LIZ CRACCHIOLO, Just a Girl, I’m a Woman
- Jonathan Widran
- 3 hours ago
- 2 min read
One of the enduring joys of jazz is its ability to take familiar songs and reveal truths hidden beneath decades of habit and expectation. On her dazzling, wildly imaginative and buoyantly arranged debut album Just a Girl, I’m a Woman, veteran Tucson vocalist Liz Cracchiolo does exactly that, re-imagining everything from No Doubt, Guns N’ Roses, The Killers, Peggy Lee and Soft Cell to jazz standards and blues classics with equal parts imagination, sophistication and fearless, whimsically adventurous vocal command.

The album title itself tells the story. By striking through “Just a Girl” and replacing it with “I’m a Woman,” Cracchiolo signals an artistic and personal evolution, stepping beyond labels and expectations into a fully realized musical identity. Throughout the nine-track set, she transforms familiar material not through gimmickry but through insightful reinterpretation, finding fresh emotional currents while creating a vibrant playground for her stellar supporting cast.
Her slowed-down, swinging take on No Doubt’s “Just a Girl” opens the collection with playful charm, supple phrasing and a touch of scat, turning the pop-rock anthem into a breezy jazz statement. “These Boots Were Made for Walkin’” swings with smoky confidence, propelled by plucky bass lines, sultry saxophone accents and Cracchiolo’s deliciously sassy vocal delivery. One of the album’s boldest transformations comes on “Sweet Child O’ Mine,” where the Guns N’ Roses classic becomes a blues-infused showcase filled with simmering B-3 textures, fiery guitar work and a vocal performance that brings new focus to the song’s lyrical heart.

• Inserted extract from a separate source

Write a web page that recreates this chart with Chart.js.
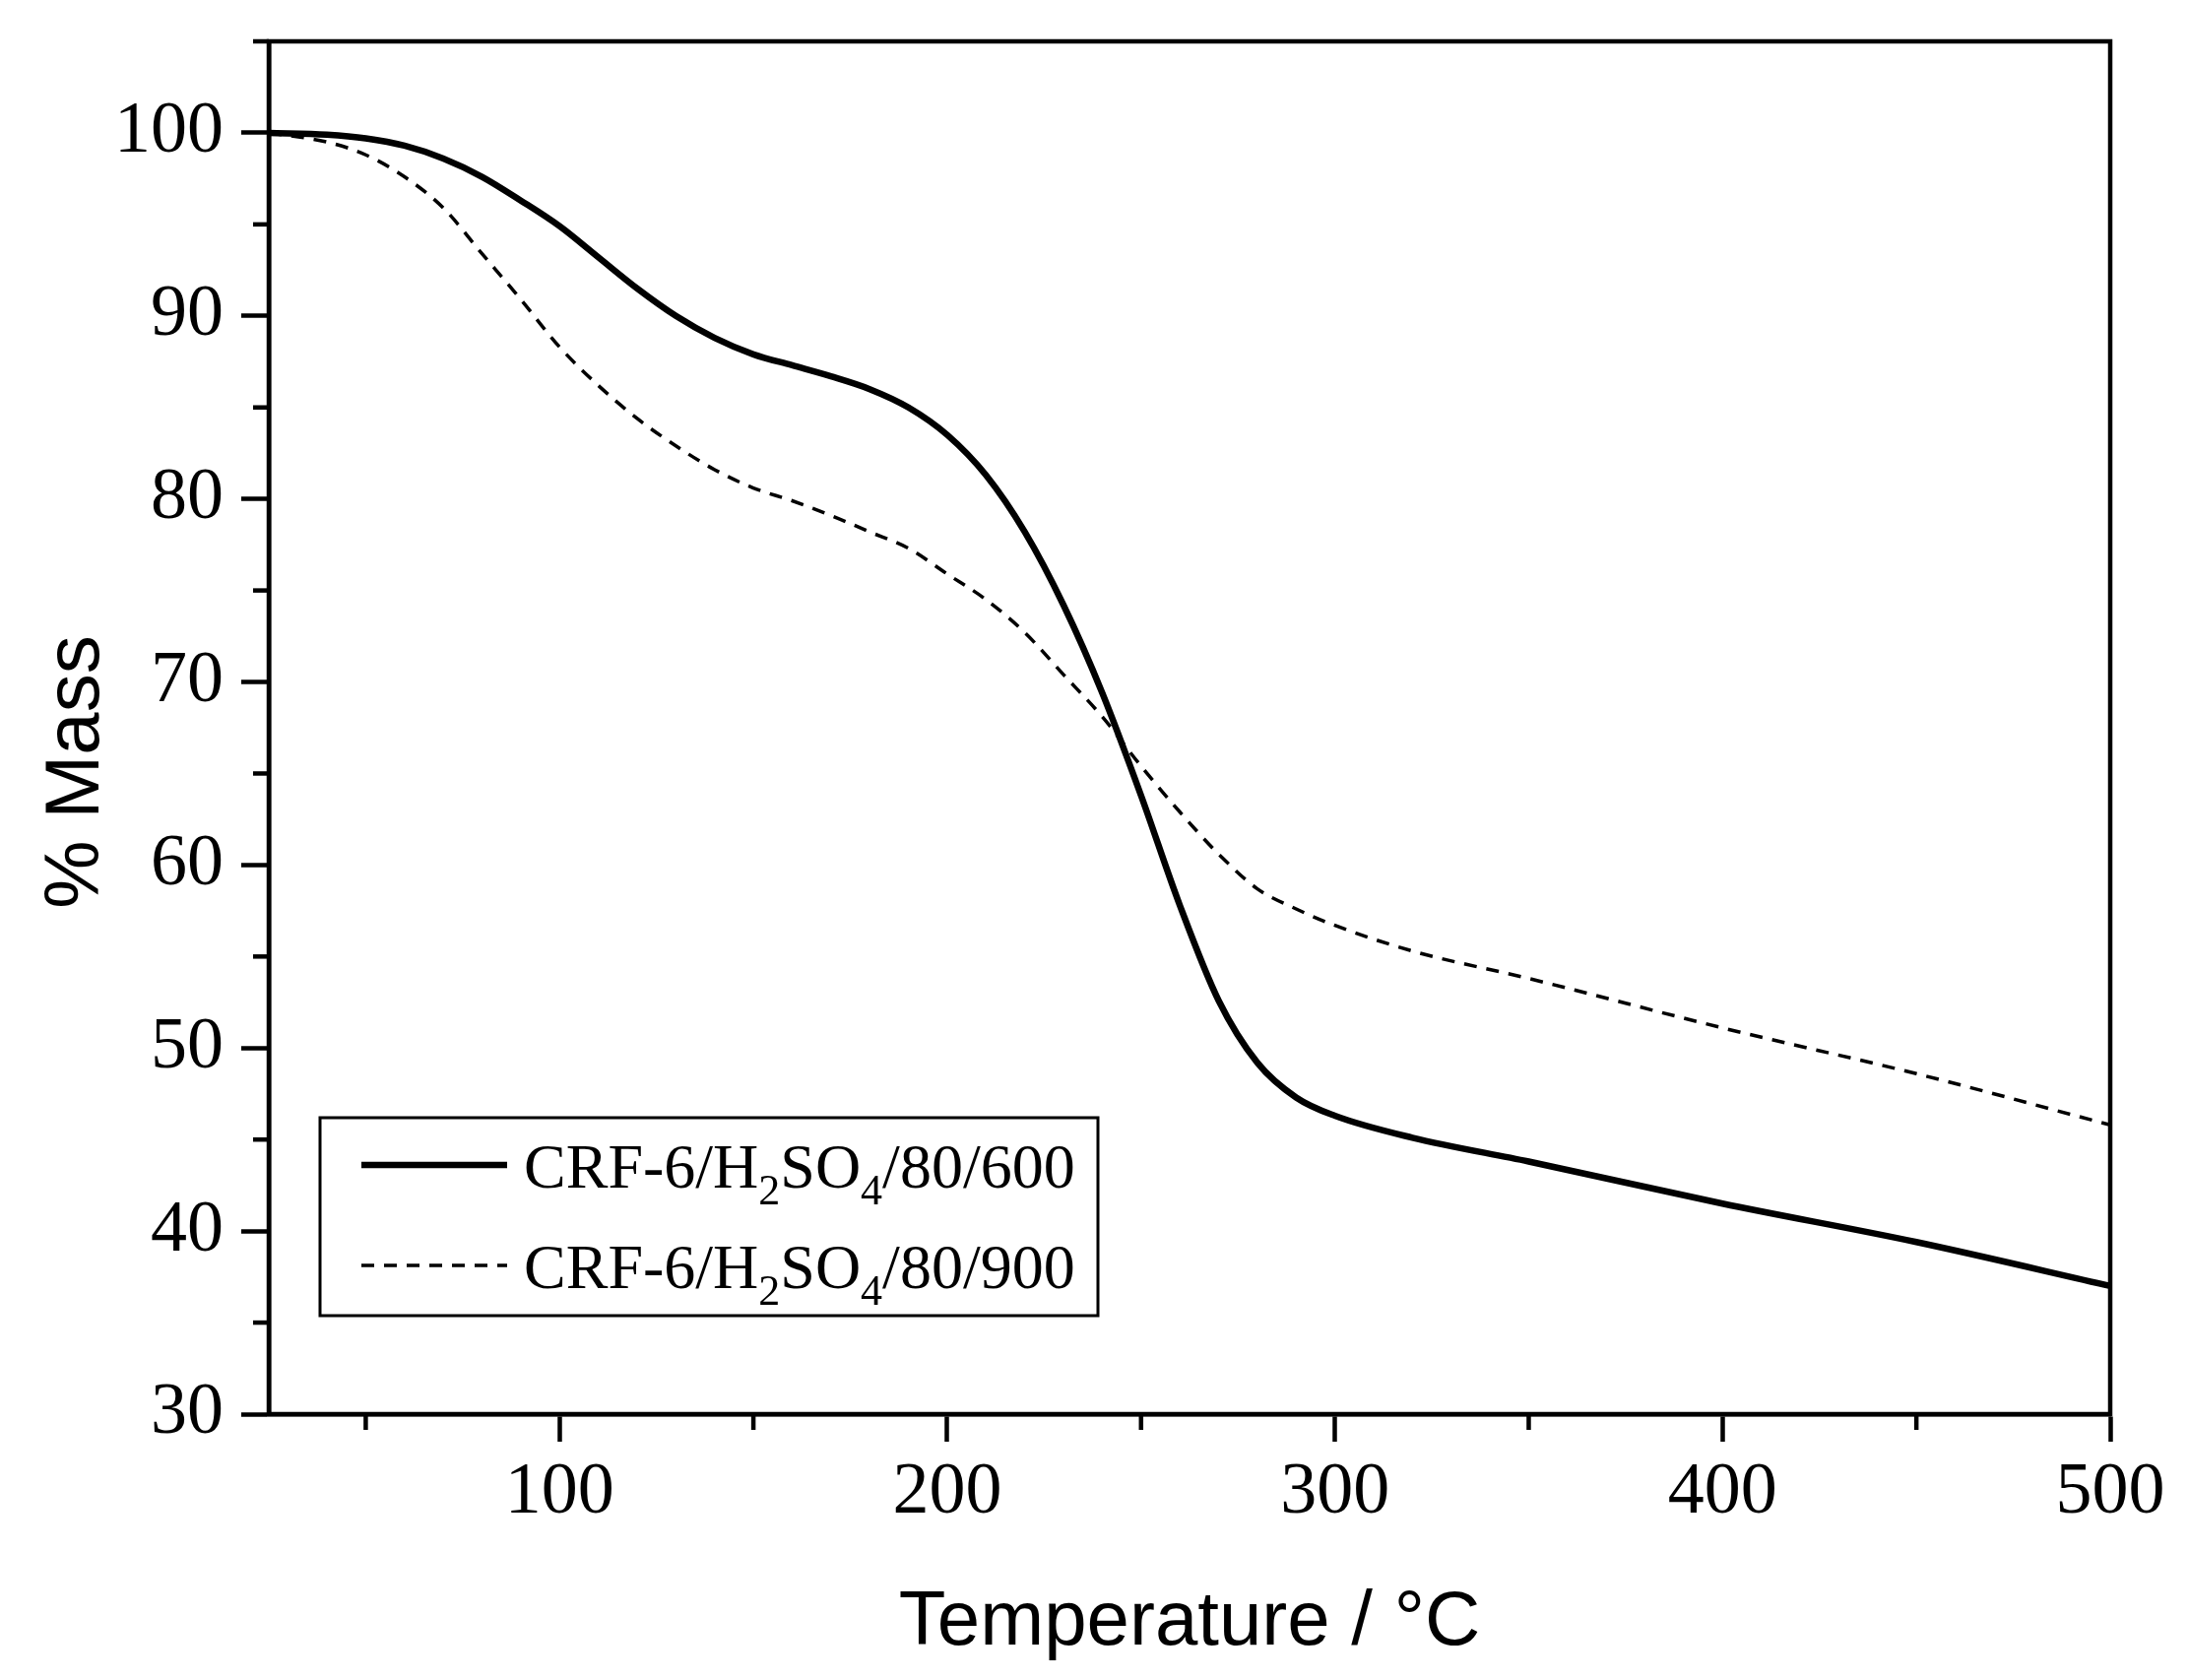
<!DOCTYPE html>
<html>
<head>
<meta charset="utf-8">
<script src="https://cdn.jsdelivr.net/npm/chart.js@4/dist/chart.umd.min.js"></script>
<style>
  html, body { margin: 0; padding: 0; background: #ffffff; }
  #wrap { width: 2222px; height: 1706px; }
</style>
</head>
<body>
<div id="wrap"><canvas id="c" width="2222" height="1706"></canvas></div>
<script>
// ---- data ----
const temperature = [25, 40, 50, 60, 70, 80, 90, 100, 110, 120, 130, 140, 150, 160, 170, 180, 190, 200,
  210, 220, 230, 240, 250, 260, 270, 280, 290, 300, 320, 350, 400, 450, 500];
const mass600 = [100, 99.9, 99.7, 99.3, 98.6, 97.6, 96.3, 94.9, 93.2, 91.5, 90.0, 88.8, 87.9, 87.3, 86.7, 86.0, 85.0, 83.5,
  81.3, 78.2, 74.2, 69.4, 63.8, 57.8, 52.6, 49.2, 47.3, 46.3, 45.1, 43.8, 41.5, 39.4, 37.0];
const mass900 = [100, 99.5, 98.8, 97.6, 95.9, 93.4, 90.9, 88.3, 86.2, 84.4, 82.9, 81.6, 80.6, 79.9, 79.1, 78.2, 77.3, 75.9,
  74.5, 72.7, 70.4, 68.1, 65.4, 62.9, 60.6, 58.7, 57.6, 56.7, 55.3, 53.8, 51.1, 48.6, 45.8];
const seriesLabels = ['CRF-6/H2SO4/80/600', 'CRF-6/H2SO4/80/900'];
const xMajorTicks = [100, 200, 300, 400, 500];
const xMinorTicks = [50, 150, 250, 350, 450];
const yMajorTicks = [30, 40, 50, 60, 70, 80, 90, 100];
const yMinorTicks = [35, 45, 55, 65, 75, 85, 95, 105];
const xTitle = 'Temperature / °C';
const yTitle = '% Mass';

const serif = '"Liberation Serif", "Times New Roman", serif';
const sans = '"Liberation Sans", Arial, sans-serif';
const AXIS_W = 4.5;

function toPoints(xs, ys) { return xs.map((x, i) => ({ x: x, y: ys[i] })); }

function noPad(scale) {
  scale.paddingTop = 0; scale.paddingBottom = 0;
  scale.paddingLeft = 0; scale.paddingRight = 0;
}

// minor ticks, frame and y title
const decor = {
  id: 'decor',
  afterDraw(chart) {
    const ctx = chart.ctx;
    const a = chart.chartArea;
    const xs = chart.scales.x, ys = chart.scales.y;
    ctx.save();
    ctx.strokeStyle = '#000';
    ctx.lineWidth = AXIS_W;
    ctx.lineCap = 'butt';
    ctx.strokeRect(a.left, a.top, a.right - a.left, a.bottom - a.top);
    xMinorTicks.forEach(v => {
      const px = xs.getPixelForValue(v);
      ctx.beginPath(); ctx.moveTo(px, a.bottom); ctx.lineTo(px, a.bottom + 16); ctx.stroke();
    });
    yMinorTicks.forEach(v => {
      const py = ys.getPixelForValue(v);
      ctx.beginPath(); ctx.moveTo(a.left, py); ctx.lineTo(a.left - 16, py); ctx.stroke();
    });
    ctx.fillStyle = '#000';
    ctx.font = '78px ' + sans;
    ctx.textAlign = 'center';
    ctx.textBaseline = 'middle';
    ctx.translate(78, 784);
    ctx.rotate(-Math.PI / 2);
    ctx.fillText(yTitle, 0, 0);
    ctx.restore();
  }
};

function drawRich(ctx, text, x, y) {
  let cx = x;
  for (let i = 0; i < text.length; i++) {
    const ch = text[i];
    const sub = /\d/.test(ch) && i > 0 && /[A-Za-z]/.test(text[i - 1]);
    ctx.font = (sub ? '44px ' : '64px ') + serif;
    ctx.fillText(ch, cx, sub ? y + 17 : y);
    cx += ctx.measureText(ch).width;
  }
}

const legendBox = {
  id: 'legendBox',
  afterDraw(chart) {
    const ctx = chart.ctx;
    ctx.save();
    ctx.strokeStyle = '#000';
    ctx.lineWidth = 3;
    ctx.strokeRect(325, 1135, 790, 201);
    const rows = [1183, 1285];
    chart.data.datasets.forEach((ds, i) => {
      const y = rows[i];
      ctx.beginPath();
      ctx.lineWidth = ds.borderWidth;
      ctx.setLineDash(ds.borderDash || []);
      ctx.moveTo(367, y); ctx.lineTo(515, y);
      ctx.stroke();
      ctx.setLineDash([]);
      ctx.fillStyle = '#000';
      ctx.textBaseline = 'alphabetic';
      ctx.textAlign = 'left';
      drawRich(ctx, ds.label, 532, y + 23);
    });
    ctx.restore();
  }
};

const whiteBg = {
  id: 'whiteBg',
  beforeDraw(chart) {
    const ctx = chart.ctx;
    ctx.save();
    ctx.fillStyle = '#fff';
    ctx.fillRect(0, 0, chart.width, chart.height);
    ctx.restore();
  }
};

new Chart(document.getElementById('c'), {
  type: 'line',
  data: {
    datasets: [
      {
        label: seriesLabels[0],
        data: toPoints(temperature, mass600),
        borderColor: '#000',
        borderWidth: 6.5,
        pointRadius: 0,
        cubicInterpolationMode: 'monotone',
        fill: false
      },
      {
        label: seriesLabels[1],
        data: toPoints(temperature, mass900),
        borderColor: '#000',
        borderWidth: 3.5,
        borderDash: [13, 10],
        pointRadius: 0,
        cubicInterpolationMode: 'monotone',
        fill: false
      }
    ]
  },
  options: {
    responsive: false,
    devicePixelRatio: 1,
    animation: false,
    layout: { padding: { left: 0, right: 79, top: 42, bottom: 0 } },
    plugins: { legend: { display: false }, tooltip: { enabled: false } },
    scales: {
      x: {
        type: 'linear',
        min: 25,
        max: 500,
        afterBuildTicks(scale) { scale.ticks = xMajorTicks.map(v => ({ value: v })); },
        afterFit(scale) { scale.height = 270; noPad(scale); },
        grid: { drawOnChartArea: false, drawTicks: true, tickLength: 28, tickColor: '#000', tickWidth: AXIS_W },
        border: { display: true, color: '#000', width: AXIS_W },
        ticks: { color: '#000', font: { family: serif, size: 74 }, padding: 8, maxRotation: 0, autoSkip: false },
        title: { display: true, text: xTitle, color: '#000', font: { family: sans, size: 78 }, padding: { top: 0, bottom: 11 } }
      },
      y: {
        type: 'linear',
        min: 30,
        max: 105,
        afterBuildTicks(scale) { scale.ticks = yMajorTicks.map(v => ({ value: v })); },
        afterFit(scale) { scale.width = 273; noPad(scale); },
        grid: { drawOnChartArea: false, drawTicks: true, tickLength: 28, tickColor: '#000', tickWidth: AXIS_W },
        border: { display: true, color: '#000', width: AXIS_W },
        ticks: { color: '#000', font: { family: serif, size: 74 }, padding: 18, autoSkip: false },
        title: { display: false }
      }
    }
  },
  plugins: [whiteBg, decor, legendBox]
});
</script>
</body>
</html>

Elsewhere, Cracchiolo turns The Killers’ peppy “Mr. Brightside” into a dramatic tango flavored adventure, finding layers of tension and theatrical flair absent from the original rock hit. Her easy-swinging treatment of “Tainted Love” trades synth-pop urgency for vulnerability and reflection, while the duet with Benny Benack III on “I’m Beginning to See the Light” sparkles with conversational chemistry and vintage jazz appeal.
The album closes triumphantly with the Lieber and Stoller penned title track “I’m a Woman,” a blues-rock romp brimming with swagger, grit and personality. By the end of the journey, Cracchiolo has accomplished something rare for a debut artist. Not simply introducing herself and her ample vocal range and charismatic charm, she arrives fully formed, revealing a distinctive voice capable of honoring great songs while making them unmistakably her own.